### EXERCISE PROMPT
Scan the entries below. List each line with "this".

>> START RECORDS SHOWN

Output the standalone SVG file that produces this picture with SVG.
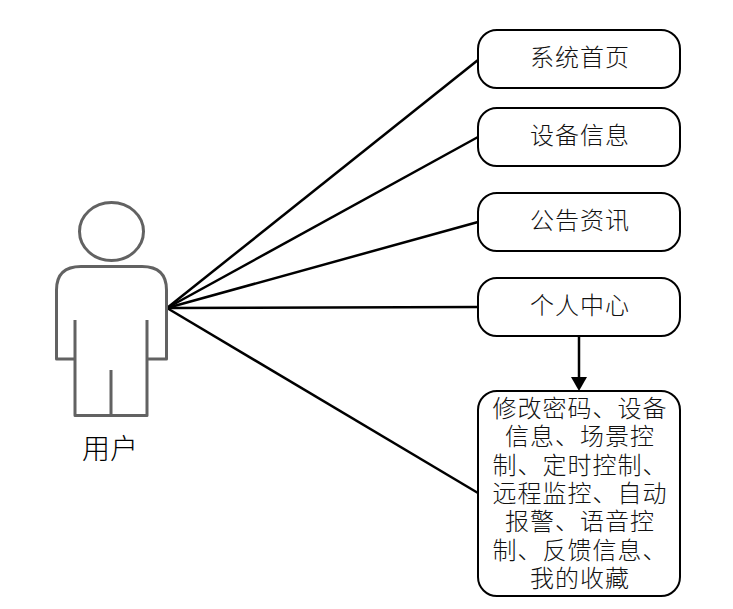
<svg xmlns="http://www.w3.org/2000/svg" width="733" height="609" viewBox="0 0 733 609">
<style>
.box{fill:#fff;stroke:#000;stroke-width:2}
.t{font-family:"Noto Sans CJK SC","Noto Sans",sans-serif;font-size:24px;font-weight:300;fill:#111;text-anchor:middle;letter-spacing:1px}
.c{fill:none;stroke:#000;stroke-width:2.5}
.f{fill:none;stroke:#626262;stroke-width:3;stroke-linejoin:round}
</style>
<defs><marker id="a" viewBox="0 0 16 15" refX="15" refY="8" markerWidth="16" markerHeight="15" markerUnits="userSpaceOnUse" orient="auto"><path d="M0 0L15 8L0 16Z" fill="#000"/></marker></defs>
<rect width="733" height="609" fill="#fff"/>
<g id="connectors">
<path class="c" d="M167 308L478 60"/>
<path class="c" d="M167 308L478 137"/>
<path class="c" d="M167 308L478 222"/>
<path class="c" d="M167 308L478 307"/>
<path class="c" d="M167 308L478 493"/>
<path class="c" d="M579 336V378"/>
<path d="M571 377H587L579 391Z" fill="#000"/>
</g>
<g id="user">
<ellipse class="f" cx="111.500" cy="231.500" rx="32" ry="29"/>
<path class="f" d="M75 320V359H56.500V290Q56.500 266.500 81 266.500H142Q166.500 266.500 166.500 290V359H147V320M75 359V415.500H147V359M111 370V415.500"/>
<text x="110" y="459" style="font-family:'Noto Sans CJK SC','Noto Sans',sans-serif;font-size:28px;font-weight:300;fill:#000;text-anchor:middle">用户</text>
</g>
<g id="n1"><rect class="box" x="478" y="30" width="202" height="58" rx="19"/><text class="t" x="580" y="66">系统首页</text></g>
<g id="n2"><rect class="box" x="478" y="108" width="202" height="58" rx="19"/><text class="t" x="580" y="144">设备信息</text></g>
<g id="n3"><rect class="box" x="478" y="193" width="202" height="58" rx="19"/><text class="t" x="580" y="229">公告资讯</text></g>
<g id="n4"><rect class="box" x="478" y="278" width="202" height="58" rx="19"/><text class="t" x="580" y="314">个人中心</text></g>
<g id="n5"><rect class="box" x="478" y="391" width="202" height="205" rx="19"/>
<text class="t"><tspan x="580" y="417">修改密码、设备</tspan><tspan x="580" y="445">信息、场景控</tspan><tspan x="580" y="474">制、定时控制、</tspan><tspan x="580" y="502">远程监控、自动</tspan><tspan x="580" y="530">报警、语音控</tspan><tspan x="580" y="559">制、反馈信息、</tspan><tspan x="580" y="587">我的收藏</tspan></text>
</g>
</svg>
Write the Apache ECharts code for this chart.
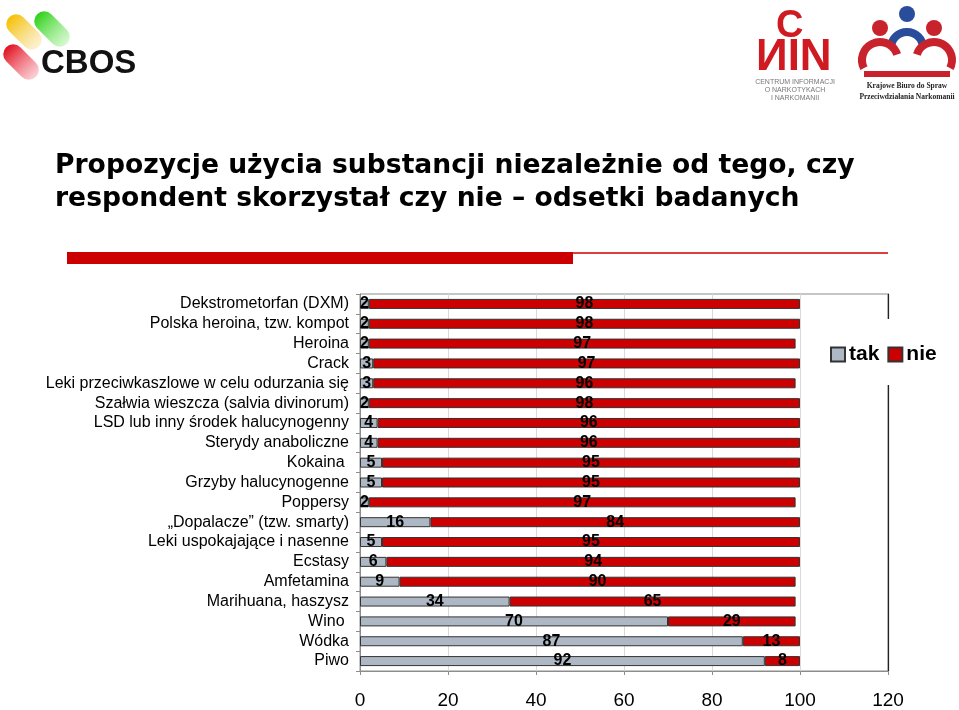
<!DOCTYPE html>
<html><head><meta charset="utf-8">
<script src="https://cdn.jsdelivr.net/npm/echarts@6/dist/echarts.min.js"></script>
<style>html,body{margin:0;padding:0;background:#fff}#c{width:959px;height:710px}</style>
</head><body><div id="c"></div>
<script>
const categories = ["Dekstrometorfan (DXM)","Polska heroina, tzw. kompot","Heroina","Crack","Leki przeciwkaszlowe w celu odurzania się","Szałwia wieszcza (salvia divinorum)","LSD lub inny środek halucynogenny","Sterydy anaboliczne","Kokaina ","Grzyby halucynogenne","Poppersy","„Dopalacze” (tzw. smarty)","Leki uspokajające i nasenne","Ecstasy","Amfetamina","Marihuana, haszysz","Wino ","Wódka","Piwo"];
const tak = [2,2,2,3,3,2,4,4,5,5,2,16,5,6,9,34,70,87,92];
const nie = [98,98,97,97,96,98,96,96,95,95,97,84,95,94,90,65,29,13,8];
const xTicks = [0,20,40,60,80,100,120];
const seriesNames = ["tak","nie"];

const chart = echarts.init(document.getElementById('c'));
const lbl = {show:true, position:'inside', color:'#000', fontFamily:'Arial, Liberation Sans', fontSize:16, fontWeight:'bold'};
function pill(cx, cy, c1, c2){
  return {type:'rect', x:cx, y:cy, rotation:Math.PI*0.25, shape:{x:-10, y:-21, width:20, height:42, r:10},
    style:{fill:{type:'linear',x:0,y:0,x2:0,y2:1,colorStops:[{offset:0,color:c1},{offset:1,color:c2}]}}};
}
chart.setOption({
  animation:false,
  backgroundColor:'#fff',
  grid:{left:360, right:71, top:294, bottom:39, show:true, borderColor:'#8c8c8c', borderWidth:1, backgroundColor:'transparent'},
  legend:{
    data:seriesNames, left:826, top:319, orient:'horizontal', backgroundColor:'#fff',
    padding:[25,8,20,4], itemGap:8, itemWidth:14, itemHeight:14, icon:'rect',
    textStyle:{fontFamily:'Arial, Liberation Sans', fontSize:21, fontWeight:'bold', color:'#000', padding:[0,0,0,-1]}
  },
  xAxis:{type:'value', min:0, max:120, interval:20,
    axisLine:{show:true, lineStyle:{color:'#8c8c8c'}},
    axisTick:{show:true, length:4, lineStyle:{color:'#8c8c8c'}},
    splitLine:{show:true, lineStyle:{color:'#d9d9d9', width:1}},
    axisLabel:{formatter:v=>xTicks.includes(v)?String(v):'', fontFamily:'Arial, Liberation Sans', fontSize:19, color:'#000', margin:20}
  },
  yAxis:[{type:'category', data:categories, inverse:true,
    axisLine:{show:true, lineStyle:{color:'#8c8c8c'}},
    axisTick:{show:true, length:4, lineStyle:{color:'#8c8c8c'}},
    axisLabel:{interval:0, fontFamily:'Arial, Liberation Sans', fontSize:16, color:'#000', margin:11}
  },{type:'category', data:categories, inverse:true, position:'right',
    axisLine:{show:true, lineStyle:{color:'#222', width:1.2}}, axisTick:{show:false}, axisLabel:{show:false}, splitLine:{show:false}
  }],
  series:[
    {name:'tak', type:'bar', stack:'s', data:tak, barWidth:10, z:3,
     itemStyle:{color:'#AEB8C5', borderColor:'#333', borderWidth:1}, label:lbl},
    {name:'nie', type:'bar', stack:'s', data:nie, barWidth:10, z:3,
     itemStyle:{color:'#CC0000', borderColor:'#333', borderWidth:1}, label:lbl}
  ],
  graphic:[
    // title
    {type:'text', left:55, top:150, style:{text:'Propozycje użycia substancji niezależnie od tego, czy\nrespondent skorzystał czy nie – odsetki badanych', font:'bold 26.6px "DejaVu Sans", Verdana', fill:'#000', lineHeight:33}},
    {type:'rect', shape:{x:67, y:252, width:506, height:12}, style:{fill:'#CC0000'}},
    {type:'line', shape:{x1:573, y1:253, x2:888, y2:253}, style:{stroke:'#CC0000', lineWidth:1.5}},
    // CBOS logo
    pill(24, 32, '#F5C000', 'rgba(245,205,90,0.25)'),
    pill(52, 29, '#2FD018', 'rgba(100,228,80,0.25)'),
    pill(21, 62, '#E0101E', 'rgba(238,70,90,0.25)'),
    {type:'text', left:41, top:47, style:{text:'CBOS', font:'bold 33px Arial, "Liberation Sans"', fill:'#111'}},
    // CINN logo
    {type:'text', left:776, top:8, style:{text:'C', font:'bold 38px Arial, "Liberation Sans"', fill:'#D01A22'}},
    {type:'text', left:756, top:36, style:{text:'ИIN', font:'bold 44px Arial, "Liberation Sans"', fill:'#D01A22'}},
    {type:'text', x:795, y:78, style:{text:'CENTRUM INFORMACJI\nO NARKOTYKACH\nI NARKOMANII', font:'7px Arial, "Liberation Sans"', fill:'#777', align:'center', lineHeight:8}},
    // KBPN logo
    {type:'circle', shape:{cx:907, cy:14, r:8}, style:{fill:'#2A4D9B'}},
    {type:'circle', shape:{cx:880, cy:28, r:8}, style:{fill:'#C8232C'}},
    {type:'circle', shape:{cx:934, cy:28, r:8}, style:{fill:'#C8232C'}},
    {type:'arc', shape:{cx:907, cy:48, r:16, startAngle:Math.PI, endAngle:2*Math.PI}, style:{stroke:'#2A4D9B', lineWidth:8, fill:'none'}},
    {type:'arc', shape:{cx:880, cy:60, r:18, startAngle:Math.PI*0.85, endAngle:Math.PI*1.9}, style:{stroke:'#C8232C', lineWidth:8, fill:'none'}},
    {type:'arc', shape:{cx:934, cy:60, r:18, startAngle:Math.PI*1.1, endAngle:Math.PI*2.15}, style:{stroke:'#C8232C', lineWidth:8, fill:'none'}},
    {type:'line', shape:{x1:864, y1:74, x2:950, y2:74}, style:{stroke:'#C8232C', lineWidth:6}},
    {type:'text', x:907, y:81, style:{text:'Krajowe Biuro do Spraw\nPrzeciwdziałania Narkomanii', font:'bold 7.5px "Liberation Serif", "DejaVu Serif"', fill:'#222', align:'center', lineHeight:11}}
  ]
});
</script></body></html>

>> END RECORDS SHOWN

### ANSWER FOR THE TASK
Output the standalone SVG file that produces this picture with SVG.
Write the Apache ECharts code for this chart.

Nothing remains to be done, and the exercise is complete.